Checks on the Peripherals

As being discussed in the previous post, we can already use the blocks that is provided by the STM32-MAT support package from STMicroelectronics. Further more we will be checking if we have set the configuration correctly and the register values accordingly. 

Learning the effects of a certain configuration will let us understand each parameters of the STM32CubeMX for the STM32F3348Discovery.

Hardware and Software needed:

Fig. 1
Needed Hardware/Software

1. Matlab/Simulink with Embedded Coder
2. Oscilloscope (2 Channels would be sufficient)
3. STM32F3348 Discovery Board
4. GPIB Cable (depends on your oscilloscope)
5. 5 Volts Power Supply

HRTIM TimerB

The key point why we will use the HRTIM timer is that we can be able to achieve higher PWM Frequency. Normally SMPS has around 100kHz to 4MHz of operating frequency. For our case we will be setting the  HRTIM Timber B PWM Period to 250kHz and a Repetition IRQ on every 16 or 32 cycles of our PWM. It has also a dead time setting available for us to use, these means that we can be able to set the dead time for the complementary Mosfets that we will be connecting to the HRTIM TB1 and TB2 hence we will be assured that we will not encounter any issues with turning the MOSFETS at the same time (short circuit!).

We can then check the outputs in our STM32F3348Discovery board accordingly.
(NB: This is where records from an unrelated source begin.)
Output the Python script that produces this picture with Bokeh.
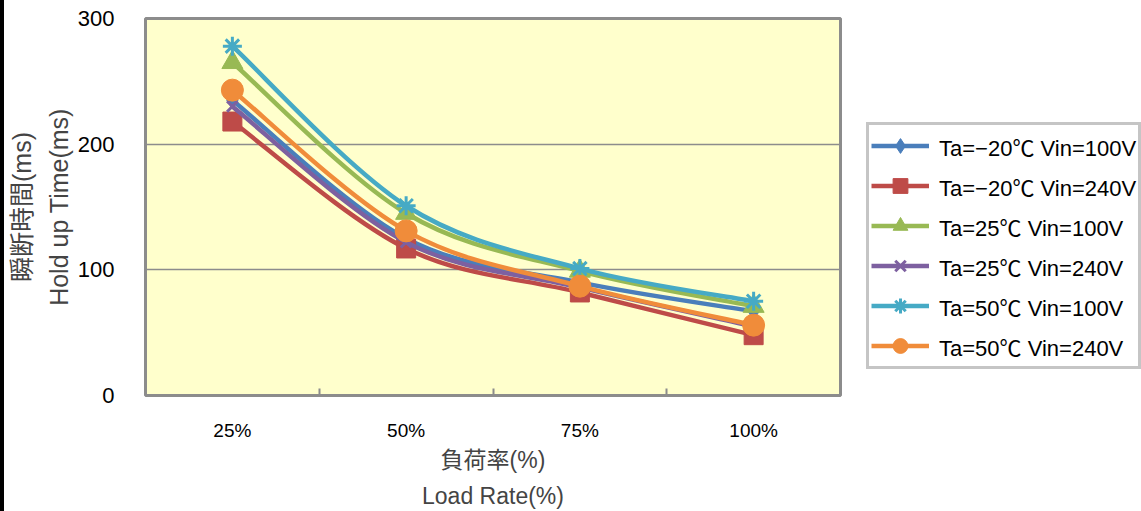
from bokeh.plotting import figure
from bokeh.layouts import row
from bokeh.models import FixedTicker, Legend, LegendItem, Range1d, ColumnDataSource
from bokeh.embed import file_html
from bokeh.resources import INLINE

categories = ["25%", "50%", "75%", "100%"]
series_names = ["Ta=−20℃ Vin=100V", "Ta=−20℃ Vin=240V", "Ta=25℃ Vin=100V",
                "Ta=25℃ Vin=240V", "Ta=50℃ Vin=100V", "Ta=50℃ Vin=240V"]
s_m20_100 = [235, 125, 90, 67]
s_m20_240 = [218, 117, 82, 48]
s_25_100 = [265, 145, 99, 71]
s_25_240 = [230, 122, 86, 55]
s_50_100 = [278, 151, 101, 75]
s_50_240 = [243, 131, 87, 56]
series_values = [s_m20_100, s_m20_240, s_25_100, s_25_240, s_50_100, s_50_240]
y_ticks = [0, 100, 200, 300]

colors = ["#4A7EBB", "#BE4B48", "#98B954", "#7D60A0", "#46AAC5", "#F08C3A"]
markers = ["diamond", "square", "triangle", "x", "asterisk", "circle"]
msizes = [17, 19, 21, 15, 19, 22]

FONT = "Liberation Sans, Noto Sans CJK JP"
NAN = float("nan")

W, H = 1141, 511
STRIP = 4          # dark strip at the far left of the picture
W1 = 843 - STRIP   # main chart (frame from x=145 to x=840)
W2 = W - 843       # legend panel
TOP, BOTTOM = 18, H - 398

p = figure(width=W1, height=H, output_backend="svg", toolbar_location=None,
           x_range=Range1d(0.5, 4.5), y_range=Range1d(0, 300),
           min_border_left=145 - STRIP, min_border_right=3,
           min_border_top=TOP, min_border_bottom=BOTTOM)
p.background_fill_color = "#FFFFCC"
p.border_fill_color = "white"
p.outline_line_color = "#8C8C8C"
p.outline_line_width = 3

xs = list(range(1, len(categories) + 1))

# axes
p.xaxis.ticker = FixedTicker(ticks=xs, minor_ticks=[1.5, 2.5, 3.5])
p.xaxis.major_label_overrides = {x: c for x, c in zip(xs, categories)}
p.xaxis.major_tick_in = 0
p.xaxis.major_tick_out = 0
p.xaxis.minor_tick_in = 7
p.xaxis.minor_tick_out = 0
p.xaxis.minor_tick_line_color = "#8C8C8C"
p.xaxis.minor_tick_line_width = 2
p.xaxis.axis_line_color = None
p.xaxis.major_label_standoff = 24
p.xaxis.major_label_text_font = FONT
p.xaxis.major_label_text_font_size = "19px"
p.xaxis.major_label_text_color = "black"
p.xaxis.axis_label = "負荷率(%)\nLoad Rate(%)"
p.xaxis.axis_label_text_font = FONT
p.xaxis.axis_label_text_font_size = "23px"
p.xaxis.axis_label_text_font_style = "normal"
p.xaxis.axis_label_standoff = 3
p.xaxis.axis_label_text_line_height = 1.4

p.yaxis.ticker = FixedTicker(ticks=y_ticks)
p.yaxis.major_tick_in = 0
p.yaxis.major_tick_out = 0
p.yaxis.minor_tick_in = 0
p.yaxis.minor_tick_out = 0
p.yaxis.axis_line_color = None
p.yaxis.major_label_standoff = 31
p.yaxis.major_label_text_font = FONT
p.yaxis.major_label_text_font_size = "22px"
p.yaxis.major_label_text_color = "black"
p.yaxis.axis_label = "瞬断時間(ms)\nHold up Time(ms)"
p.yaxis.axis_label_text_font = FONT
p.yaxis.axis_label_text_font_size = "25px"
p.yaxis.axis_label_text_font_style = "normal"
p.yaxis.axis_label_standoff = 2
p.yaxis.axis_label_text_line_height = 1.3

p.xgrid.grid_line_color = None
p.ygrid.ticker = FixedTicker(ticks=y_ticks)
p.ygrid.grid_line_color = "#8C8C8C"
p.ygrid.grid_line_width = 1.5


def smooth_segments(xv, yv):
    n = len(xv)
    out = {k: [] for k in ["x0", "y0", "x1", "y1", "cx0", "cy0", "cx1", "cy1"]}
    for i in range(n - 1):
        a = i - 1 if i > 0 else i
        d = i + 2 if i + 2 < n else i + 1
        out["x0"].append(xv[i]); out["y0"].append(yv[i])
        out["x1"].append(xv[i + 1]); out["y1"].append(yv[i + 1])
        out["cx0"].append(xv[i] + (xv[i + 1] - xv[a]) / 6)
        out["cy0"].append(yv[i] + (yv[i + 1] - yv[a]) / 6)
        out["cx1"].append(xv[i + 1] - (xv[d] - xv[i]) / 6)
        out["cy1"].append(yv[i + 1] - (yv[d] - yv[i]) / 6)
    return out


# legend panel (separate figure holding only the legend)
p2 = figure(width=W2, height=H, output_backend="svg", toolbar_location=None,
            x_range=Range1d(0, 1), y_range=Range1d(0, 1),
            min_border_left=0, min_border_right=0,
            min_border_top=TOP, min_border_bottom=BOTTOM)
p2.axis.visible = False
p2.grid.grid_line_color = None
p2.outline_line_color = None
p2.background_fill_color = "white"
p2.border_fill_color = "white"

items = []
for name, vals, col, mk, ms in zip(series_names, series_values, colors, markers, msizes):
    seg = ColumnDataSource(smooth_segments(xs, vals))
    p.bezier(x0="x0", y0="y0", x1="x1", y1="y1", cx0="cx0", cy0="cy0",
             cx1="cx1", cy1="cy1", source=seg, line_color=col, line_width=4.5)
    lw = 3 if mk in ("x", "asterisk") else 1
    p.scatter(x=xs, y=vals, marker=mk, size=ms, fill_color=col,
              line_color=col, line_width=lw)
    leg_line = p2.line(x=[NAN], y=[NAN], line_color=col, line_width=4.5)
    leg_mark = p2.scatter(x=[NAN], y=[NAN], marker=mk, fill_color=col,
                          line_color=col, line_width=lw)
    items.append(LegendItem(label=name, renderers=[leg_line, leg_mark]))

legend = Legend(items=items, location=(866 - 843, 398 - 372), orientation="vertical")
legend.border_line_color = "#8C8C8C"
legend.border_line_width = 3
legend.background_fill_color = "white"
legend.label_text_font = FONT
legend.label_text_font_size = "22px"
legend.label_text_color = "black"
legend.glyph_width = 58
legend.glyph_height = 37
legend.label_height = 37
legend.spacing = 3
legend.padding = 2
legend.margin = 0
legend.label_standoff = 10
p2.add_layout(legend, "center")

layout = row(p, p2, styles={"border-left": f"{STRIP}px solid black"})
open("out.html", "w").write(file_html(layout, INLINE))
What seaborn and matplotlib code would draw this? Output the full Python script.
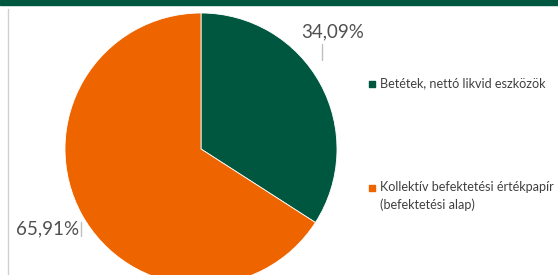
import matplotlib
matplotlib.use("Agg")
import matplotlib.pyplot as plt
import seaborn as sns

# Data
categories = ["Betétek, nettó likvid eszközök",
              "Kollektív befektetési értékpapír\n(befektetési alap)"]
shares = [34.09, 65.91]
colors = ["#00573F", "#EE6500"]

sns.set_style("white")
plt.rcParams['font.family'] = ['Lato', 'DejaVu Sans']

W, H = 558, 275
fig = plt.figure(figsize=(W / 100, H / 100), dpi=100)
ax = fig.add_axes([0, 0, 1, 1])

# pie in pixel coordinates (y up)
cx, cy, r = 201, H - 149, 136
ax.pie(shares, colors=colors, startangle=90, counterclock=False,
       center=(cx, cy), radius=r,
       wedgeprops=dict(edgecolor='white', linewidth=0.6))
ax.set_xlim(0, W)
ax.set_ylim(0, H)
ax.set_aspect('auto')
ax.axis('off')

# top bar and left rule
ax.axhspan(H - 5, H, color='#00573F', zorder=5)
ax.plot([8, 8], [0, H - 9], color='#d0d0d0', lw=1, zorder=1)

# percentage labels with short leader lines
lab_pos = [((333, H - 32), (322, H - 44), (322, H - 60)),
           ((48, H - 229), (81, H - 222), (81, H - 236))]
for v, (tpos, l0, l1) in zip(shares, lab_pos):
    ax.text(tpos[0], tpos[1], f"{v:.2f}".replace('.', ',') + "%",
            ha='center', va='center', fontsize=13.5, color='#505050')
    ax.plot([l0[0], l1[0]], [l0[1], l1[1]], color='#bfbfbf', lw=1)

# legend
leg_y = [H - 84, H - 188]
for lab, col, y in zip(categories, colors, leg_y):
    ax.scatter([372], [y], marker='s', s=24, color=col, zorder=6)
    ax.text(380, y + 7 if '\n' in lab else y + 1, lab, ha='left',
            va='top' if '\n' in lab else 'center',
            fontsize=9.1, color='#404040', linespacing=1.5)

fig.savefig("out.png", dpi=100)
Compare 1 and Compare 2 registers will be used later since it will determine the duty cycle of the PWM, currently it is set to 9216 which half of the Period Register of the HRTIM Timer B (18432). The Repetition Counter is set to 15 where in you need to add one to get the actual repetition counter which is 16.

Fig. 2
PA11 HRTIM Timer B Output @250kHz and Repetition IRQ

The deadtime rising value and falling value is currently set to 0xE6 which results to a 180ns of dead time. Hence assuring us that both complementary MOSFET will be conducting at the same time 

Fig. 3
Dead Time Setting of the Complementary HRTIM Timer B Output

At this point we can then use the HRTIM Timer B Comp1 value to change the Duty Cycle of the PWM outputs that is connected to the MOSFETS. Timer B Compare 1 is being changed every time the Repetition IRQ is being fired, with the sine wave block with a bias value of the 50% duty cycle to a certain arbitrary value of 2000

DAC (Digital to Analog Conversion)

Setting up the DAC is quite simple, what the STM32 DAC simulink block would require is the values that you want to output. Hence puting a value of 0xFFF (12bit) would result to a 3.3 volt. This is based on the Vref  that is used, and by default the board should be using a 3.3volt as a reference voltage. I am adding in a DAC to the current setup so that I can be able to monitor the Duty Cycle percentage and the Voltage Output of my Boost Converter on the oscilloscope and use it for the System Identification toolbox to get a transfer function out of it.

3.3 Volt  == 4096 == 100% duty cycle

Fig. 4
Setting up the DAC with conversions

The output of the sine wave block would be in values range in 0  to 18432 in which we need to convert it to 0 to 4096 range because the DAC only understands 12 bit (2^12 == 4096)

Fig. 5
DAC output, 3.3Volts == 100% Duty Cycle

ADC (Analog to Digital Converter) - 12bit

This is the last of the peripherals that we want to check, as stated in the Application Note the ADC is being checked every time the Repetition IRQ is being fired. In order to follow the AN4449 

Fig. 6
Where ADC Block read is placed

GPIO (General Purpose Input / Output)

As stated in the previous article we just need to set the PA8 to High and PA9 to Low. We just place it in our model.

Summary

Now we have already checked on all the peripherals needed for our objective. To recall the main purpose of this blog series is we can implement a closed loop Boost Converter Switch Mode Power Supply with the STM32F3348 Discovery board. The next steps we will now do is to make an open loop boost converter first. Which means that if ever I set the duty cycle on a certain value (0%-100%) and then check what is the output of our boost converter.